Riding the waves: Strengthening council resilience

By IMPOWER

‘Personal’ resilience has become an increasingly popular topic as a collection of apps, courses, training, wellness articles and mindfulness approaches have flooded the market. The pandemic of course heightened this trend, and these resources have been crucial to help people to deal with the impact of restrictions and lockdowns.

‘Organisational’ resilience however has not had the same level of focus, and this needs to change. We define organisational resilience as the ability to anticipate, adapt to and bounce forward from disruption. In IMPOWER’s book, The EDGEWORK Manifesto (published in late 2019, just before the pandemic hit) sets out that public sector systems are complex in nature, and subject to ongoing disruption.

It is our contention that the public sector can be well-prepared, or poorly prepared, to cope with these disruptive events, and that their ability to cope has very little to do with the amount of financial reserves available – although of course money does help. It is also IMPOWER’s belief that resilience can be deliberately invested in, and that the choice to do so (or not) is down to local leaders.
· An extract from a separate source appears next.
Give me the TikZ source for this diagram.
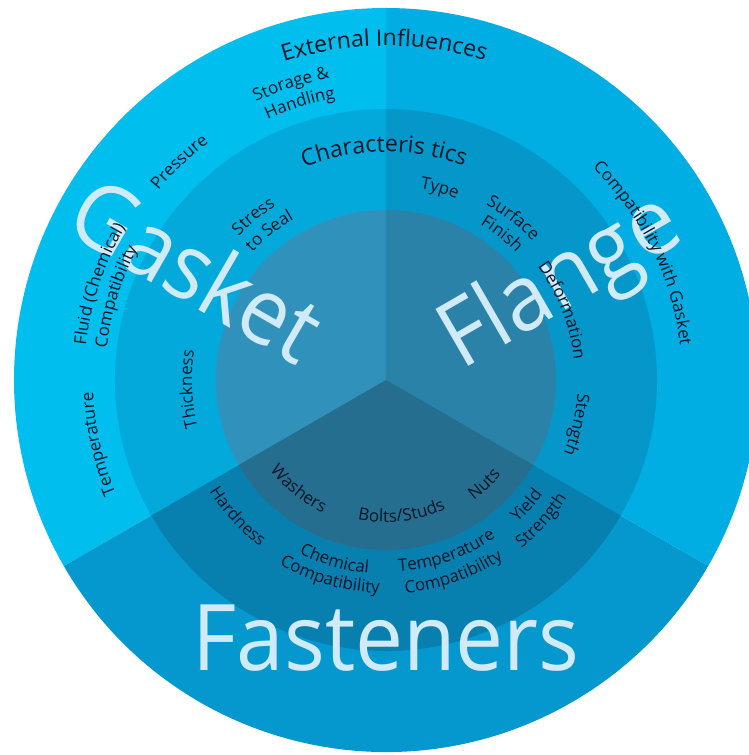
\documentclass[tikz,border=0pt]{standalone}
\usepackage{fontspec}
\setmainfont{Open Sans}
\newfontfamily\lblfont{Open Sans}
\newfontfamily\headfont{Open Sans}
\newfontfamily\bigfont[FakeStretch=0.93]{Open Sans}
\usetikzlibrary{decorations.text}
\definecolor{gasO}{HTML}{00BEEE}
\definecolor{gasM}{HTML}{04A9DB}
\definecolor{gasI}{HTML}{3092BB}
\definecolor{flaO}{HTML}{00AEE3}
\definecolor{flaM}{HTML}{0597C9}
\definecolor{flaI}{HTML}{2B82A9}
\definecolor{fasO}{HTML}{0598CE}
\definecolor{fasM}{HTML}{0780B0}
\definecolor{fasI}{HTML}{256E8F}
\definecolor{labelc}{HTML}{0A1526}
\definecolor{bigc}{HTML}{D0EBF7}
\newcommand\mysector[4]{\fill[#4] (0,0) -- (#1:#3pt) arc[start angle=#1,end angle=#2,radius=#3pt] -- cycle;}
% clockwise arc text: tops outward
\newcommand\cwlabel[5][\lblfont]{%
  \path[decorate,decoration={text along path,text align=center,
    text={|#1\fontsize{#4}{#4}\selectfont\color{labelc}|#5}}]
    (#3+60:#2pt) arc[start angle=#3+60,end angle=#3-60,radius=#2pt];}
% counter-clockwise arc text: tops inward
\newcommand\ccwlabel[5][\lblfont]{%
  \path[decorate,decoration={text along path,text align=center,
    text={|#1\fontsize{#4}{#4}\selectfont\color{labelc}|#5}}]
    (#3-60:#2pt) arc[start angle=#3-60,end angle=#3+60,radius=#2pt];}
\tikzset{bigword/.style={font=\bigfont\fontsize{92}{92}\selectfont, text=bigc, inner sep=0pt}}
\begin{document}
\begin{tikzpicture}
\fill[white] (-386pt,-375pt) rectangle (362pt,380pt);
\useasboundingbox (-386pt,-375pt) rectangle (362pt,380pt);
% outer ring
\mysector{90}{210}{372}{gasO}
\mysector{-30}{90}{372}{flaO}
\mysector{210}{330}{372}{fasO}
% middle ring
\mysector{90}{210}{271}{gasM}
\mysector{-30}{90}{271}{flaM}
\mysector{210}{330}{271}{fasM}
% inner
\mysector{90}{210}{170}{gasI}
\mysector{-30}{90}{170}{flaI}
\mysector{210}{330}{170}{fasI}
% big words
\node[bigword, rotate=-30, anchor=base] (gasket) at (-206pt,81pt) {Gasket};
\node[bigword, rotate=30, anchor=base] (flange) at (188pt,75pt) {Flange};
\node[bigword, anchor=base] (fasteners) at (0pt,-290pt) {Fasteners};
% headings
\cwlabel[\headfont]{334}{90.3}{23}{External Influences}
\cwlabel[\headfont]{228}{90.5}{23}{Characteris tics}
% gasket outer
\cwlabel{307}{107.8}{17}{Storage {\&}}
\cwlabel{286}{107.3}{17}{Handling}
\cwlabel{296}{133.5}{17}{Pressure}
\cwlabel{302}{161.5}{17}{Fluid (Chemical)}
\cwlabel{281}{162.8}{17}{Compatibility}
\cwlabel{293}{192.6}{17}{Temperature}
% gasket middle
\cwlabel{206}{129}{17}{Stress}
\cwlabel{185}{128}{17}{to Seal}
\cwlabel{194}{182.6}{17}{Thickness}
% flange
\cwlabel{194}{74.3}{17}{Type}
\cwlabel{202}{51.9}{17}{Surface}
\cwlabel{182}{51.6}{17}{Finish}
\cwlabel{189}{21.4}{17}{Deformation}
\cwlabel{192}{-13.2}{17}{Stength}
\cwlabel{296}{26.2}{17}{Compatibility with Gasket}
% fasteners
\ccwlabel{209}{222.6}{17}{Hardness}
\ccwlabel{147}{231.3}{17}{Washers}
\ccwlabel{142}{276.7}{17}{Bolts/Studs}
\ccwlabel{149}{313.3}{17}{Nuts}
\ccwlabel{194}{254.1}{17}{Chemical}
\ccwlabel{213}{254.1}{17}{Compatibility}
\ccwlabel{192}{289.3}{17}{Temperature}
\ccwlabel{214}{289.2}{17}{Compatibility}
\ccwlabel{194}{318.2}{17}{Yield}
\ccwlabel{216}{317.9}{17}{Strength}
\end{tikzpicture}
\end{document}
Of course, there is no statutory framework telling local leaders what to do. So, building on their EDGEWORK approach, during the autumn of 2020 IMPOWER decided to use the pandemic as a learning opportunity – to design, test and iterate a resilience framework with eight local authorities. As the biggest disruptive event in decades, it has been extremely revealing of the underlying strengths and challenges facing the sector.

IMPOWER’s Resilience Framework is designed specifically for public sector organisations managing large, complex systems where disruptions, small and large, occur all the time. It is grounded in academic research into what makes complex systems inherently resilient, and via some real-world testing and learning, they have translated this into a practical toolkit for leaders of local public services.